The weather is difficult. As I write, the temperature is ninety-one degrees and the air is cloyingly humid. The hurricane season officially started on Saturday and won’t be over until November 1. I miss winter, snow and the rhythm of demarcated seasons. Like New Jersey and Arkansas, Texas is a punch-line state. Up north you can get a laugh in certain crowds just by saying “Texas,” and Texans take pride in that and call it envy. I came here with the customary load of Texas prejudices and snobberies, most of which I’ve shed.

Jorge Luis Borges first visited the United States in 1961, when he lectured as a visiting professor at the University of Texas in Austin. He returned several times and in 1967 wrote a sonnet, “Texas” (trans. Mark Strand):

“Here too. Here as at the other

Edge of the hemisphere, an endless plain

Where a man’s cry dies a lonely death.

Here too the Indian, the lasso, the wild horse.

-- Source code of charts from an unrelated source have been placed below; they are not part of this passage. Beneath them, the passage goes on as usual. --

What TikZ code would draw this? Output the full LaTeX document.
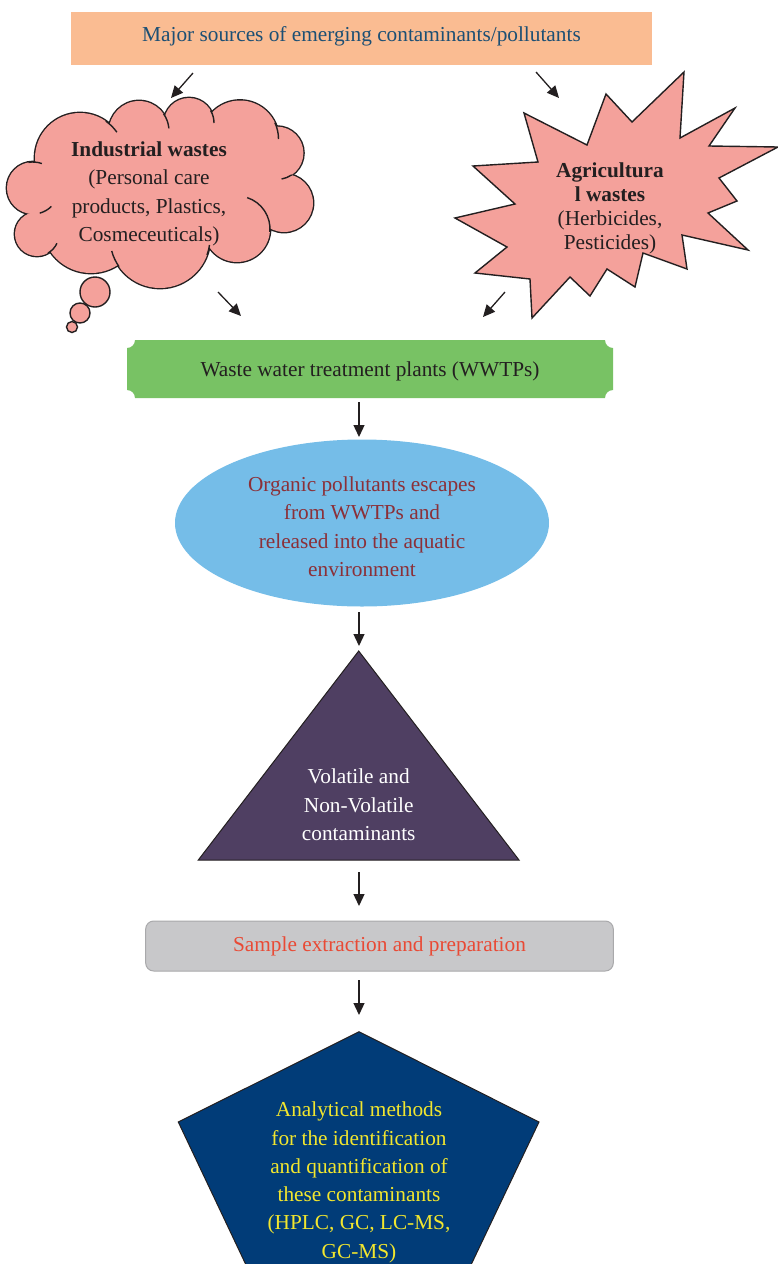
\documentclass[tikz,border=0pt]{standalone}
\usepackage{fontspec}
\setmainfont{Liberation Serif}
\usetikzlibrary{arrows.meta,shapes.geometric}

\definecolor{peach}{HTML}{FABC92}
\definecolor{titleblue}{HTML}{1C4F74}
\definecolor{salmon}{HTML}{F4A19B}
\definecolor{leaf}{HTML}{78C264}
\definecolor{sky}{HTML}{75BDE8}
\definecolor{wine}{HTML}{8B3038}
\definecolor{plum}{HTML}{4F3F62}
\definecolor{silver}{HTML}{C8C8CA}
\definecolor{silverline}{HTML}{A9A9AB}
\definecolor{vermilion}{HTML}{E94A35}
\definecolor{navy}{HTML}{013C78}
\definecolor{lemon}{HTML}{F2E62E}
\definecolor{ink}{HTML}{231F20}

\begin{document}
\begin{tikzpicture}[x=1pt,y=-1pt,
  every node/.style={inner sep=0pt, outer sep=0pt},
  bodytext/.style={font=\fontsize{21.3}{28.3}\selectfont},
  flow/.style={draw=ink, line width=1.3pt, -{Triangle[length=12pt,width=11pt]}},
  edgeline/.style={draw=ink, line width=1.4pt},
]
\useasboundingbox (0,0) rectangle (778,1264);
\clip (0,0) rectangle (778,1264);

% source banner
\node[bodytext, fill=peach, text=titleblue, minimum width=581pt, minimum height=53pt,
      text height=15pt, text depth=10pt] (src) at (361.5,38.5)
      {Major sources of emerging contaminants/pollutants};

% thought cloud built from overlapping puffs
\def\puffs{33/188/26, 80/158/45, 139/131/30, 189/123/25, 240/139/38.5,
           277/153/26.4, 284/203/29, 237/229/33, 160/238/50, 91/224/49, 37/234/22}
\foreach \cx/\cy/\r in \puffs
  \draw[ink, line width=2.8pt] (\cx,\cy) circle[radius=\r];
\foreach \cx/\cy/\r in \puffs
  \fill[salmon] (\cx,\cy) circle[radius=\r];
\fill[salmon] (33,188) -- (80,158) -- (139,131) -- (189,123) -- (240,139) -- (277,153)
  -- (284,203) -- (237,229) -- (160,238) -- (91,224) -- (37,234) -- cycle;
% short inner strokes where the puffs meet
\foreach \cx/\cy/\r/\a/\b in {33/188/26/-100/-70, 33/188/26/75/45, 37/234/22/60/25,
   160/238/50/165/145, 160/238/50/20/8, 237/229/33/5/-72, 277/153/26.4/56/80,
   240/139/38.5/-25/0, 189/123/25/-30/0, 139/131/30/-35/-5, 80/158/45/-55/-35}
  \draw[ink, line width=1.4pt] (\cx,\cy) ++(\a:\r) arc[start angle=\a, end angle=\b, radius=\r];
% thought bubbles
\draw[edgeline, fill=salmon] (95,292) circle[radius=15];
\draw[edgeline, fill=salmon] (80,313) circle[radius=10];
\draw[edgeline, fill=salmon] (72,327) circle[radius=5.5];
\node[bodytext, text=ink, align=center] (ind) at (149,194)
  {\textbf{Industrial wastes}\\(Personal care\\products, Plastics,\\Cosmeceuticals)};

% explosion burst
\draw[edgeline, fill=salmon, line join=miter]
  (524,113) -- (587,145) -- (606,94) -- (632,122) -- (684,72) -- (680,138)
  -- (735,108) -- (709,146) -- (778,147) -- (719,178) -- (737,201) -- (708,213)
  -- (748,250) -- (682,235) -- (687,269) -- (643,253) -- (635,287) -- (607,269)
  -- (590,296) -- (570,277) -- (532,318) -- (530,279) -- (475,273) -- (507,247)
  -- (455,218) -- (515,204) -- (473,166) -- (538,162) -- cycle;
\node[font=\fontsize{21.3}{24}\selectfont, text=ink, align=center] (agr) at (610,208)
  {\textbf{Agricultura}\\\textbf{l wastes}\\(Herbicides,\\Pesticides)};

% treatment plant plaque with notched corners
\fill[leaf] (135,340) -- (605,340) arc[start angle=180,end angle=90,radius=8]
  -- (613,390) arc[start angle=270,end angle=180,radius=8]
  -- (135,398) arc[start angle=0,end angle=-90,radius=8]
  -- (127,348) arc[start angle=90,end angle=0,radius=8] -- cycle;
\node[bodytext, text=ink, text height=15.4pt, text depth=0pt] (wwtp) at (370,369)
  {Waste water treatment plants (WWTPs)};

% release into water
\node[ellipse, fill=sky, minimum width=374pt, minimum height=167pt] (eco) at (362,523) {};
\node[bodytext, text=wine, align=center] (ecotext) at (362,526.7)
  {Organic pollutants escapes\\from WWTPs and\\released into the aquatic\\environment};

% contaminant classes
\coordinate (tA) at (358.7,651);
\coordinate (tL) at (198.3,860);
\coordinate (tR) at (519,860);
\draw[ink, line width=1pt, fill=plum, line join=miter] (tA) -- (tL) -- (tR) -- cycle;
\node[bodytext, text=white, align=center] (vol) at (358.7,805)
  {Volatile and\\Non-Volatile\\contaminants};

% sample preparation
\node[bodytext, draw=silverline, line width=1pt, fill=silver, rounded corners=8pt,
      minimum width=467.6pt, minimum height=50pt, text=vermilion,
      text height=15pt, text depth=3.6pt] (prep) at (379.5,946)
      {Sample extraction and preparation};

% analytical methods
\coordinate (pT) at (359,1031.7);
\coordinate (pR) at (539,1122);
\coordinate (pBR) at (470,1267);
\coordinate (pBL) at (247,1267);
\coordinate (pL) at (178.3,1122);
\draw[ink, line width=1pt, fill=navy, line join=miter] (pT) -- (pR) -- (pBR) -- (pBL) -- (pL) -- cycle;
\node[bodytext, text=lemon, align=center] (ana) at (359,1182.4)
  {Analytical methods\\for the identification\\and quantification of\\these contaminants\\(HPLC, GC, LC-MS,\\GC-MS)};

% arrows
\coordinate (a1s) at (193,73);   \coordinate (a1e) at (171,98);
\coordinate (a2s) at (536,72);   \coordinate (a2e) at (559,98);
\coordinate (a3s) at (218,292);  \coordinate (a3e) at (241,316);
\coordinate (a4s) at (505,292);  \coordinate (a4e) at (483,317);
\coordinate (a5s) at (359,402);  \coordinate (a5e) at (359,437);
\coordinate (a6s) at (359,612);  \coordinate (a6e) at (359,646);
\coordinate (a7s) at (359,872);  \coordinate (a7e) at (359,906);
\coordinate (a8s) at (359,980);  \coordinate (a8e) at (359,1015);
\foreach \k in {1,...,8}
  \draw[flow] (a\k s) -- (a\k e);
\end{tikzpicture}
\end{document}
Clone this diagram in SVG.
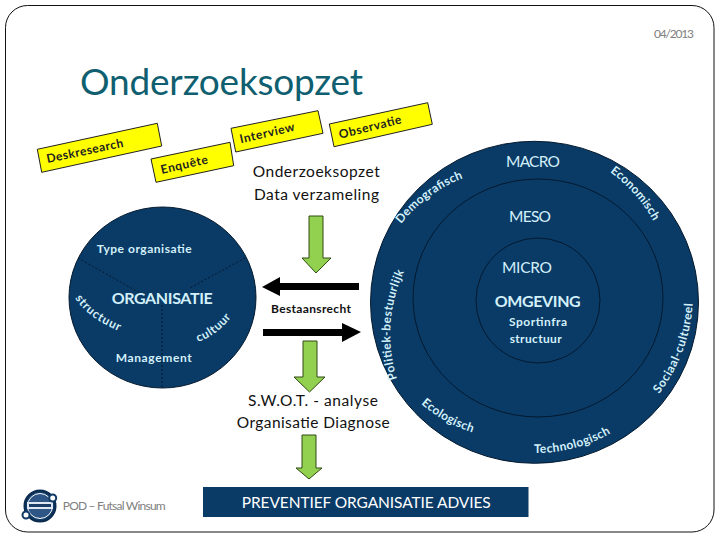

Here too the bird that never shows itself,

That sings for the memory of one evening

Over the rumblings of history;

Here too the mystic alphabet of stars

leading my pen over the page to names

Not swept aside in the continual

Labyrinth of Days: San Jacinto

And that other Thermopylae, the Alamo.

Here too, the never understood,

Anxious, and brief affair that is life.”

 

I’m not a booster of the state. I just don’t like stereotypes.